Alice Corporation develops financial software tools, and it promotes its patent portfolio heavily. In that portfolio are four filings for an electronic trading platform that lets a third party manage trading obligations between two other groups — ensuring that one side isn't able to unilaterally back out of the deal. And according to Alice, CLS Bank used the ideas it developed to create its own trading platform. One example, patent 5,970,479 ('479), covers the process of holding "shadow" balances for each party in a trade, tallying money until the end of a day and then giving each a net credit or debit. While Alice described it as a concrete software tool, though, CLS argued that this was essentially just the description of escrow, not any kind of actual innovation.

"This case is the death of hundreds of thousands of patents."

Lower courts proved bitterly divided on the issue. Ultimately, judges decided that Alice's patents weren't enforceable and consisted of little more than a basic concept; in a previous trial, a judge had said the system behind them "is not just abstract; it is also literally ancient" — pointing to a paper on early Roman trading practices. But a dissenting opinion from Judge Kimberly Moore and others said that if these patents weren't enforceable, virtually no software patents would be. "If all of these claims, including the system claims, are not patent-eligible, this case is the death of hundreds of thousands of patents, including all business method, financial system, and software patents as well as many computer implemented and telecommunications patents." The Supreme Court's previous decisions, dissenting judges said, involved patents "reciting a method and simply saying 'apply it' on a general purpose computer," not actual descriptions of software.

The Supreme Court dealt with a similar case last year, when it decided WildTangent v. Ultramercial, a dispute over a patent that essentially covered online advertising. In that instance, it sent the case back to the federal courts for review, and the issue now being appealed again. Past cases suggest that Supreme Court judges are willing to rule against patents that outline a specific technical application of an obvious idea, and it seems possible that this decision will fall in line. It's not clear where that would leave software patents as a whole, though it would at the very least make them harder to defend.

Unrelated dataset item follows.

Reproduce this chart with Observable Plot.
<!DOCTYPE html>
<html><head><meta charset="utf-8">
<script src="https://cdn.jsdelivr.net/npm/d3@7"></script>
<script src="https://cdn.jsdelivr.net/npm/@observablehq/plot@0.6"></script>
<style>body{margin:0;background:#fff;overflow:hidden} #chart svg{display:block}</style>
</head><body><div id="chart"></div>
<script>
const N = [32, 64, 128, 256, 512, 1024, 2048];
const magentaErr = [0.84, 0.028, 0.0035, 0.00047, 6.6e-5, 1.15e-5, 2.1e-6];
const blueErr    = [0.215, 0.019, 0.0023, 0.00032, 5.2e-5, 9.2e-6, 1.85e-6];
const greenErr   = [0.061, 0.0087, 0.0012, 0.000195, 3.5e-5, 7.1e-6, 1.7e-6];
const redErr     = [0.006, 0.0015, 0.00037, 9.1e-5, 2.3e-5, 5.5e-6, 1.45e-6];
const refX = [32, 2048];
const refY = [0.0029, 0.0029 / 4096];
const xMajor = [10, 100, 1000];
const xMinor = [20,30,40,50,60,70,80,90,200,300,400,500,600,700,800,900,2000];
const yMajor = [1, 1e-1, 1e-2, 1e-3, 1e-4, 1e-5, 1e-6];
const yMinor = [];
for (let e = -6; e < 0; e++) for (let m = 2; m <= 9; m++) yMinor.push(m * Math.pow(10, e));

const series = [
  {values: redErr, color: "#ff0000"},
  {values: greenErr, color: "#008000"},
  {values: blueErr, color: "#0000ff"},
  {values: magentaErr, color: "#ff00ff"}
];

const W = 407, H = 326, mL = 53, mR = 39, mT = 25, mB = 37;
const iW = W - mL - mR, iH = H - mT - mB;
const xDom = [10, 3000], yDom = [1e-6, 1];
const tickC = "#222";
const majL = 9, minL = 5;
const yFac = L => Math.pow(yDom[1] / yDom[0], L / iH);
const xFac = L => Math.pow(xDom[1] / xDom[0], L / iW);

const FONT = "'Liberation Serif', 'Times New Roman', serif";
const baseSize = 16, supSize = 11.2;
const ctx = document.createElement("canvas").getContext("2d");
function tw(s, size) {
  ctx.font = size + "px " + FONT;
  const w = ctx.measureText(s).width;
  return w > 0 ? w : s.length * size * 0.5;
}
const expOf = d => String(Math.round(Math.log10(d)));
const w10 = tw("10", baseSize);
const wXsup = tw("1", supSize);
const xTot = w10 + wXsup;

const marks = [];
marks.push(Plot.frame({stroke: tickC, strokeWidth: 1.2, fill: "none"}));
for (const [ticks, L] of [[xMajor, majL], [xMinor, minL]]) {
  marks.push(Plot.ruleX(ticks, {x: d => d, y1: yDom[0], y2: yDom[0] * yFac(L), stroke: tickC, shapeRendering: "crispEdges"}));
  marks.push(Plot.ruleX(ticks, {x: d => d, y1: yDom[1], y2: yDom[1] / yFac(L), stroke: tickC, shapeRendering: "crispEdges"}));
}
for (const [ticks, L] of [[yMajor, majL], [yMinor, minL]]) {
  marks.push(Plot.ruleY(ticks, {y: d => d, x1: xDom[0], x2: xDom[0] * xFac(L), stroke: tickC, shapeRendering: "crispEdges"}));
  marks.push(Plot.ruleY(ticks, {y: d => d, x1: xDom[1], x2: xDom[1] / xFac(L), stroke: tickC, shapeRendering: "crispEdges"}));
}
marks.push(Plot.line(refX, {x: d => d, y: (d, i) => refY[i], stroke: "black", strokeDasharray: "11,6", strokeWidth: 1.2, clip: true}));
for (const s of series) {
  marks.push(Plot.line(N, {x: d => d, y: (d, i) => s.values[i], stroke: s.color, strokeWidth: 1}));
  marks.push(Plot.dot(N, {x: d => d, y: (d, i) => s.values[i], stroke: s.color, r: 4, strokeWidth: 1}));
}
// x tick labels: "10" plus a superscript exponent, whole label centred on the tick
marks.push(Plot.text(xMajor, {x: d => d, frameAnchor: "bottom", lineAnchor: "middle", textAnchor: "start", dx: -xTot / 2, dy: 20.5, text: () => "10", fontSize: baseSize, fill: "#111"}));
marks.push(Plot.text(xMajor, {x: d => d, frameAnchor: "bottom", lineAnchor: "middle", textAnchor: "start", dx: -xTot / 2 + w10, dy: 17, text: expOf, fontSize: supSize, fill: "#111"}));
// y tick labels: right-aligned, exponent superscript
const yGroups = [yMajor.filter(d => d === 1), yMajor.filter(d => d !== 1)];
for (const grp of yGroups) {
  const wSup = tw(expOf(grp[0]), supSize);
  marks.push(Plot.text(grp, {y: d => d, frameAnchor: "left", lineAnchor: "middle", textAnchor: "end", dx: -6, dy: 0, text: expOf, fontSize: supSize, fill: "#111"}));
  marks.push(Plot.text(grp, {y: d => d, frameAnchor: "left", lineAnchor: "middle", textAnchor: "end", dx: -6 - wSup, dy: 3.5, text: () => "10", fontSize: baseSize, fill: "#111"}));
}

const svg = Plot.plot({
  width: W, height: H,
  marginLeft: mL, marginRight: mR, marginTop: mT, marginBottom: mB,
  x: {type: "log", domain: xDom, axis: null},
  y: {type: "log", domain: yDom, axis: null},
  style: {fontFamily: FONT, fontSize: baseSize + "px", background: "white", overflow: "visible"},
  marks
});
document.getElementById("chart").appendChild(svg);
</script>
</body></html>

Software patents have come up again and again in reform efforts, and some judges said that the real issues may be beyond a court's capacity to settle. "Congress can, and perhaps should, develop special rules for software patents. It could, for instance, limit their life by limiting the term of such patents," Judge Richard Lin said in an opinion. "But broadening what is a narrow exception to the statutory definition of patent eligibility should not be the vehicle to address these concerns. While Congress may, this court may not change the law to address one technological field or the concerns of a single industry."